El único santo católico que ha vivido en nuestra tierra fue el fraile Junípero Serra, del convento de San Fernando en la Ciudad de México. Este mallorquín talentoso, quien fue presidente de las cinco misiones franciscanas de la Sierra Gorda en el estado de Querétaro, es considerado fundador de California, en los Estados Unidos.

Serra fundó la misión de San Buenaventura en 1782, lo que inició una ciudad que es el centro de un condado a lo largo de la costa del Pacífico, con tierras fértiles y economía sólida.

Por otra parte, es una región que vive bajo constantes amenazas: terremotos, sequías e incendios. El fuego que comenzó hace pocos días, para el sábado 9 de noviembre de 2024, había destruido cerca de 10 mil hectáreas y evacuado a 10 mil familias.
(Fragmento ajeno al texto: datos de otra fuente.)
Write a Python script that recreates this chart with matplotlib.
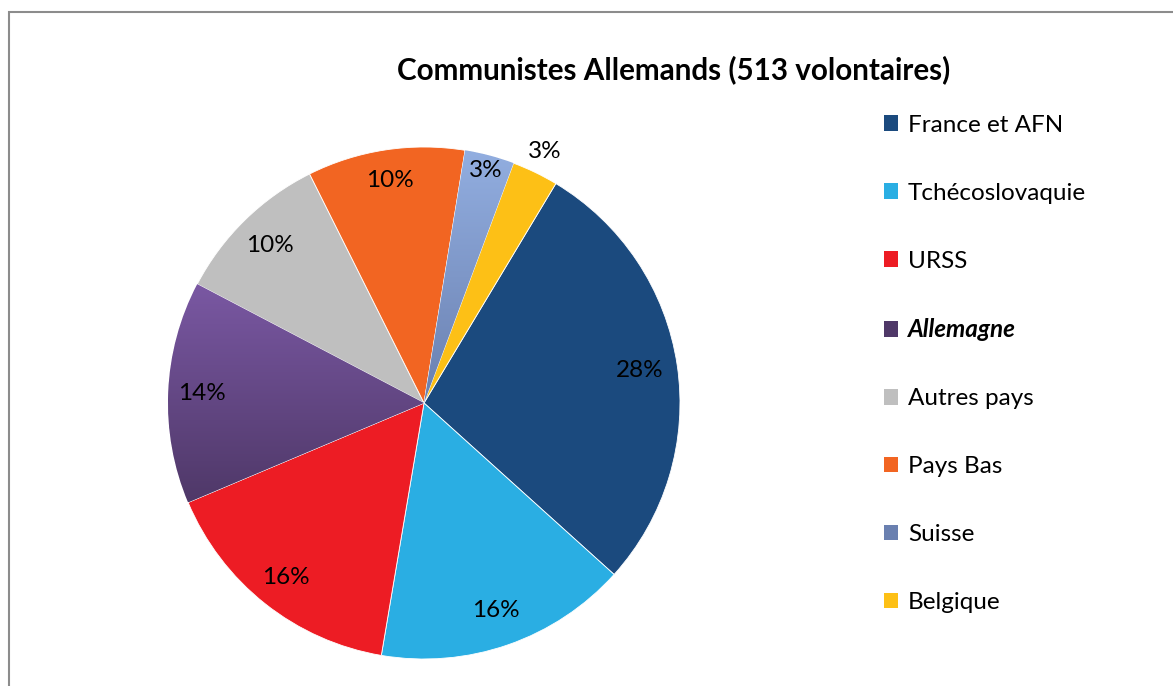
"""Pie chart: origin of German communist volunteers."""

import matplotlib

matplotlib.use("Agg")
import matplotlib.pyplot as plt
import numpy as np
from matplotlib.colors import LinearSegmentedColormap
from matplotlib.patches import Patch, Rectangle

plt.rcParams["font.family"] = ["Lato", "DejaVu Sans"]

TITLE = "Communistes Allemands (513 volontaires)"
countries = [
    "France et AFN",
    "Tchécoslovaquie",
    "URSS",
    "Allemagne",
    "Autres pays",
    "Pays Bas",
    "Suisse",
    "Belgique",
]
volunteers = [144, 82, 82, 72, 51, 51, 16, 15]
colors = [
    "#1b4a7e",
    "#2aaee3",
    "#ed1c24",
    "#664789",
    "#bfbfbf",
    "#f26522",
    "#7f9bcf",
    "#fdc016",
]
# gradient fills (top colour, bottom colour) for two slices
gradients = {
    "Allemagne": ("#7a58a3", "#4f3868"),
    "Suisse": ("#92aee0", "#6a80b0"),
}
# radial position of each percentage label, as a fraction of the radius
label_radius = [0.85, 0.86, 0.87, 0.87, 0.86, 0.88, 0.94, 1.09]

W, H = 1173, 686
fig = plt.figure(figsize=(W / 100, H / 100), dpi=100)
ax = fig.add_axes([0, 0, 1, 1])

cx, cy, r = 424, H - 403, 256
wedges, _ = ax.pie(
    volunteers,
    colors=colors,
    startangle=59,
    counterclock=False,
    center=(cx, cy),
    radius=r,
    wedgeprops={"linewidth": 0.6, "edgecolor": "white"},
)
ax.set_xlim(0, W)
ax.set_ylim(0, H)
ax.set_aspect("equal")
ax.axis("off")

for name, wedge in zip(countries, wedges):
    if name not in gradients:
        continue
    top, bottom = gradients[name]
    cmap = LinearSegmentedColormap.from_list(name, [bottom, top])
    bb = wedge.get_path().get_extents(wedge.get_transform())
    inv = ax.transData.inverted()
    (x0, y0), (x1, y1) = inv.transform([[bb.x0, bb.y0], [bb.x1, bb.y1]])
    grad = np.linspace(0, 1, 256).reshape(-1, 1)
    img = ax.imshow(
        grad,
        cmap=cmap,
        origin="lower",
        extent=(x0, x1, y0, y1),
        aspect="auto",
        zorder=wedge.get_zorder() + 0.1,
    )
    img.set_clip_path(wedge)

total = sum(volunteers)
for wedge, value, dist in zip(wedges, volunteers, label_radius):
    mid = np.deg2rad((wedge.theta1 + wedge.theta2) / 2)
    ax.text(
        cx + dist * r * np.cos(mid),
        cy + dist * r * np.sin(mid),
        f"{round(value / total * 100)}%",
        ha="center",
        va="center",
        fontsize=17.5,
        zorder=5,
    )

ax.text(674, H - 70, TITLE, ha="center", va="center", fontsize=21.3, fontweight="bold")

handles = [Patch(facecolor=c, edgecolor="none") for c in colors]
for name, handle in zip(countries, handles):
    if name in gradients:
        handle.set_facecolor(gradients[name][1])
leg = fig.legend(
    handles,
    countries,
    loc="upper left",
    bbox_to_anchor=(874 / W, 1 - 105 / H),
    frameon=False,
    fontsize=17.5,
    handlelength=0.6,
    handleheight=0.6,
    handletextpad=0.4,
    labelspacing=1.93,
    borderaxespad=0,
)
leg.get_texts()[3].set_fontweight("bold")
leg.get_texts()[3].set_fontstyle("italic")

# chart border (only left and top edges are visible in the crop)
fig.patches.append(
    Rectangle(
        (8.5 / W, -0.1),
        1.2,
        1.1 - 12.5 / H,
        transform=fig.transFigure,
        fill=False,
        edgecolor="#8c8c8c",
        linewidth=1.5,
    )
)

fig.savefig("out.png", dpi=100)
El mundo en que vivimos es frágil y su fragilidad nos puede hacer añicos. Aunque los seres humanos nos preciamos de crear, inventar y desarrollar proyectos inverosímiles, la naturaleza puede destruir esas obras en unos minutos. La dana que afectó a Valencia, España, hace pocos días, es claro ejemplo de la fuerza de la lluvia, que penetra, arrastra, inunda y mata.

Todavía hay personas de mente cerrada, ciegas ante el infortunio, incapaces de establecer una relación entre sus acciones irresponsables y el calentamiento global. Sin embargo, al vivir una experiencia devastadora la mente comprende y se forma la conciencia.

Mi familia y yo vivimos en Santa Bárbara, California, muy cerca de los lugares afectados por cuatro incendios. El recuerdo de las llamas del incendio de 2007 todavía me estremece.

Los vientos de Santa Ana vienen del desierto Mojave y la Gran Cuenca que se forma entre la Sierra Nevada y las Montañas Rocosas. Su velocidad media es de 65 kilómetros por hora, pero pueden alcanzar magnitudes de huracán.

Las casas de Santa Bárbara que se quemaron del piso al techo atesoraban objetos valiosos, desde cuadros y esculturas hasta equipos de alta tecnología. Antigüedades, tapices y cortinas gruesas, maderas finas. Hay que imaginar lo que esas familias han reunido en décadas, y luego multiplicar esa cantidad por más de doscientos. Todo desapareció, como escribiría Jorge Manrique: “Allí van los señoríos, derechos a se acabar y consumir”.

Nueve edificios de la universidad se perdieron: dormitorios, laboratorios, salones de clase. Catorce casas de profesores fueron consumidas por las llamas: muebles, libros, fotografías de los abuelos, documentos de familia. Todo se redujo a cenizas. El dolor producido por esta devastación dura muchos años. Las pérdidas son irremediables. Fui parte de la comunidad consumida por la impotencia.

José Emilio Pacheco, gran escritor mexicano de la generación de medio siglo XX, escribió el poema “El reposo del fuego”, que tiene una estrofa profética: “Y el reposo del fuego es tomar forma / con su pleno poder de transformarse / fuego del aire y soledad del fuego / al incendiar el aire que es de fuego. / Fuego es el mundo que se extingue y prende / para durar (fue siempre) eternamente”.

Todos quisiéramos una existencia libre de incendios. Es imposible. A lo largo de la vida tenemos que sufrir el golpe del viento cargado de proyectiles en llamas. Te deseo la capacidad de enfrentarlos.